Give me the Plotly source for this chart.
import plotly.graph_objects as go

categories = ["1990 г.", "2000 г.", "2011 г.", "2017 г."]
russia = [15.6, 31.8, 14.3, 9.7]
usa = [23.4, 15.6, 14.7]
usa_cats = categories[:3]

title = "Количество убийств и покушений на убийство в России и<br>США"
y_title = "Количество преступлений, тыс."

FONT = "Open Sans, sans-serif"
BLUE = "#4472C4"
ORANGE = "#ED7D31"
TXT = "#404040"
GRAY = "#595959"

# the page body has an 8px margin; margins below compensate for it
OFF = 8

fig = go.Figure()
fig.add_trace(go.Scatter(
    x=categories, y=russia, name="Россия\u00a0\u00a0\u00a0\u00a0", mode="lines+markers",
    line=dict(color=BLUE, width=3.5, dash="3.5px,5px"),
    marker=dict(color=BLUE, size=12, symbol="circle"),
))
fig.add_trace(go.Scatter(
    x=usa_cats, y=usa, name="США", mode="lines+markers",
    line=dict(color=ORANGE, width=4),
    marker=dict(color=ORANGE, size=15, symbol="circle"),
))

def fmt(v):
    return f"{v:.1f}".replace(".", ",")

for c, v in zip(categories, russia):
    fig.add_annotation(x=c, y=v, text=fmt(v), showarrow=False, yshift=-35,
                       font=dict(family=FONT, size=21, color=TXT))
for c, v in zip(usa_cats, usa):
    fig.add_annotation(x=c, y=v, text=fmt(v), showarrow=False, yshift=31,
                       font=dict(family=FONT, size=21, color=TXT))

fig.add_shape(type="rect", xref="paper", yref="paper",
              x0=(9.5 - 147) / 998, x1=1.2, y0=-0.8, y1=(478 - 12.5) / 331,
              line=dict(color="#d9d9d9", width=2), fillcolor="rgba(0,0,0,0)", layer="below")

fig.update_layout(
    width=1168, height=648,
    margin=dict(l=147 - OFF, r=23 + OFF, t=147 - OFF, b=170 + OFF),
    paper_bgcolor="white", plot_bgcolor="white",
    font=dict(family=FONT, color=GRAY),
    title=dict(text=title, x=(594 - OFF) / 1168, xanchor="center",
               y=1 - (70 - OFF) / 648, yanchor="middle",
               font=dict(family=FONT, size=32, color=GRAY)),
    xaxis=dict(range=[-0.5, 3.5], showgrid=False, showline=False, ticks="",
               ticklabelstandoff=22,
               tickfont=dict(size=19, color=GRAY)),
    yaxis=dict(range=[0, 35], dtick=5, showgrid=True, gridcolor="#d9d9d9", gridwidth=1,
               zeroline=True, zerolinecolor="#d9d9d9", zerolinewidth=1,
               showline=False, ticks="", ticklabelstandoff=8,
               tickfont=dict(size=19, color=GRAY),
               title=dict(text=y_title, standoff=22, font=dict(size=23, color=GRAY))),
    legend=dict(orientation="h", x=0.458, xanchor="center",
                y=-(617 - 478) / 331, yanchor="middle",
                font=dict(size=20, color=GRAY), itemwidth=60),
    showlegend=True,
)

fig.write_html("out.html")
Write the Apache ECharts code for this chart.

### Goal
Each of the records should be retyped exactly.

### Answer
Give me the Plotly source for this chart.
import plotly.graph_objects as go

categories = ["1990 г.", "2000 г.", "2011 г.", "2017 г."]
russia = [15.6, 31.8, 14.3, 9.7]
usa = [23.4, 15.6, 14.7]
usa_cats = categories[:3]

title = "Количество убийств и покушений на убийство в России и<br>США"
y_title = "Количество преступлений, тыс."

FONT = "Open Sans, sans-serif"
BLUE = "#4472C4"
ORANGE = "#ED7D31"
TXT = "#404040"
GRAY = "#595959"

# the page body has an 8px margin; margins below compensate for it
OFF = 8

fig = go.Figure()
fig.add_trace(go.Scatter(
    x=categories, y=russia, name="Россия\u00a0\u00a0\u00a0\u00a0", mode="lines+markers",
    line=dict(color=BLUE, width=3.5, dash="3.5px,5px"),
    marker=dict(color=BLUE, size=12, symbol="circle"),
))
fig.add_trace(go.Scatter(
    x=usa_cats, y=usa, name="США", mode="lines+markers",
    line=dict(color=ORANGE, width=4),
    marker=dict(color=ORANGE, size=15, symbol="circle"),
))

def fmt(v):
    return f"{v:.1f}".replace(".", ",")

for c, v in zip(categories, russia):
    fig.add_annotation(x=c, y=v, text=fmt(v), showarrow=False, yshift=-35,
                       font=dict(family=FONT, size=21, color=TXT))
for c, v in zip(usa_cats, usa):
    fig.add_annotation(x=c, y=v, text=fmt(v), showarrow=False, yshift=31,
                       font=dict(family=FONT, size=21, color=TXT))

fig.add_shape(type="rect", xref="paper", yref="paper",
              x0=(9.5 - 147) / 998, x1=1.2, y0=-0.8, y1=(478 - 12.5) / 331,
              line=dict(color="#d9d9d9", width=2), fillcolor="rgba(0,0,0,0)", layer="below")

fig.update_layout(
    width=1168, height=648,
    margin=dict(l=147 - OFF, r=23 + OFF, t=147 - OFF, b=170 + OFF),
    paper_bgcolor="white", plot_bgcolor="white",
    font=dict(family=FONT, color=GRAY),
    title=dict(text=title, x=(594 - OFF) / 1168, xanchor="center",
               y=1 - (70 - OFF) / 648, yanchor="middle",
               font=dict(family=FONT, size=32, color=GRAY)),
    xaxis=dict(range=[-0.5, 3.5], showgrid=False, showline=False, ticks="",
               ticklabelstandoff=22,
               tickfont=dict(size=19, color=GRAY)),
    yaxis=dict(range=[0, 35], dtick=5, showgrid=True, gridcolor="#d9d9d9", gridwidth=1,
               zeroline=True, zerolinecolor="#d9d9d9", zerolinewidth=1,
               showline=False, ticks="", ticklabelstandoff=8,
               tickfont=dict(size=19, color=GRAY),
               title=dict(text=y_title, standoff=22, font=dict(size=23, color=GRAY))),
    legend=dict(orientation="h", x=0.458, xanchor="center",
                y=-(617 - 478) / 331, yanchor="middle",
                font=dict(size=20, color=GRAY), itemwidth=60),
    showlegend=True,
)

fig.write_html("out.html")
Write the Apache ECharts code for this chart.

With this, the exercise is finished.